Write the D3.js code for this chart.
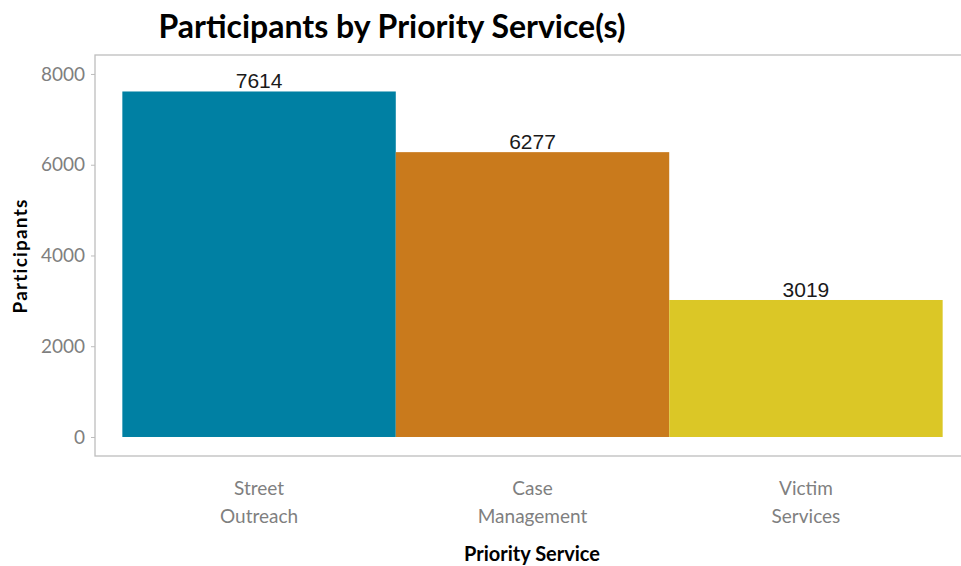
<!DOCTYPE html>
<html>
<head>
<meta charset="utf-8">
<script src="https://cdn.jsdelivr.net/npm/d3@7"></script>
<style>
  body { margin: 0; background: #fff; }
  svg { display: block; }
</style>
</head>
<body>
<div id="chart"></div>
<script>
var categories = ["Street Outreach", "Case Management", "Victim Services"];
var labelLines = [["Street", "Outreach"], ["Case", "Management"], ["Victim", "Services"]];
var participants = [7614, 6277, 3019];
var colors = ["#0080A3", "#C97A1C", "#DBC726"];
var yTicks = [0, 2000, 4000, 6000, 8000];

var width = 961, height = 566;
var margin = {top: 55, right: -9, bottom: 110, left: 95};
var innerW = width - margin.left - margin.right;
var innerH = height - margin.top - margin.bottom;

var svg = d3.select("#chart")
    .append("svg")
    .attr("width", width)
    .attr("height", height);

var g = svg.append("g")
    .attr("transform", "translate(" + margin.left + "," + margin.top + ")");

// discrete axis with ggplot-like 0.6 expansion
var xPos = d3.scaleLinear()
    .domain([0.4, 3.6])
    .range([0, innerW]);

var y = d3.scaleLinear()
    .domain([-419, 8418])
    .range([innerH, 0]);

// panel border
g.append("rect")
    .attr("x", 0)
    .attr("y", 0)
    .attr("width", innerW)
    .attr("height", innerH)
    .attr("fill", "none")
    .attr("stroke", "#bdbdbd")
    .attr("stroke-width", 1.3);

// bars
g.selectAll("rect.bar")
    .data(participants)
    .join("rect")
    .attr("class", "bar")
    .attr("x", (d, i) => xPos(i + 0.5))
    .attr("width", (d, i) => xPos(i + 1.5) - xPos(i + 0.5))
    .attr("y", d => y(d))
    .attr("height", d => y(0) - y(d))
    .attr("fill", (d, i) => colors[i]);

// value labels
g.selectAll("text.val")
    .data(participants)
    .join("text")
    .attr("class", "val")
    .attr("x", (d, i) => xPos(i + 1))
    .attr("y", d => y(d) - 3)
    .attr("text-anchor", "middle")
    .style("font-family", "Liberation Sans, Arial, sans-serif")
    .style("font-size", "21px")
    .style("fill", "#1a1a1a")
    .text(d => d);

// y axis
var yAxis = g.append("g")
    .call(d3.axisLeft(y).tickValues(yTicks).tickFormat(d3.format("d")).tickSize(4).tickPadding(6))
yAxis.select(".domain").remove();
yAxis.selectAll(".tick line").attr("stroke", "#bdbdbd");
yAxis.selectAll(".tick text")
    .style("font-family", "Lato, sans-serif")
    .style("font-size", "19px")
    .style("fill", "#7f7f7f");

// x axis labels
var xLab = g.selectAll("g.xlab")
    .data(labelLines)
    .join("g")
    .attr("class", "xlab")
    .attr("transform", (d, i) => "translate(" + xPos(i + 1) + "," + (innerH + 39) + ")");
xLab.selectAll("text")
    .data(d => d)
    .join("text")
    .attr("y", (d, j) => j * 28)
    .attr("text-anchor", "middle")
    .style("font-family", "Lato, sans-serif")
    .style("font-size", "19px")
    .style("fill", "#7f7f7f")
    .text(d => d);

// title
svg.append("text")
    .attr("x", 392)
    .attr("y", 38)
    .attr("text-anchor", "middle")
    .style("font-family", "Lato, sans-serif")
    .style("font-weight", "bold")
    .style("font-size", "32px")
    .style("fill", "#000")
    .text("Participants by Priority Service(s)");

// axis titles
svg.append("text")
    .attr("x", 532)
    .attr("y", 561)
    .attr("text-anchor", "middle")
    .style("font-family", "Lato, sans-serif")
    .style("font-weight", "bold")
    .style("font-size", "20px")
    .text("Priority Service");

svg.append("text")
    .attr("transform", "translate(27,256) rotate(-90)")
    .attr("text-anchor", "middle")
    .style("font-family", "Lato, sans-serif")
    .style("font-weight", "bold")
    .style("font-size", "19px")
    .style("letter-spacing", "1.2px")
    .text("Participants");
</script>
</body>
</html>
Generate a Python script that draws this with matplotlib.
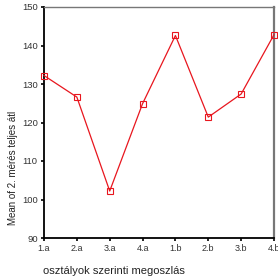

EXERCISE REQUIREMENTS
Review the preceding data and report every line that includes the string "script".

TASK ANSWER
<script src="https://cdn.jsdelivr.net/npm/d3@7"></script>
<script>
</script>
Generate a Python script that draws this with matplotlib.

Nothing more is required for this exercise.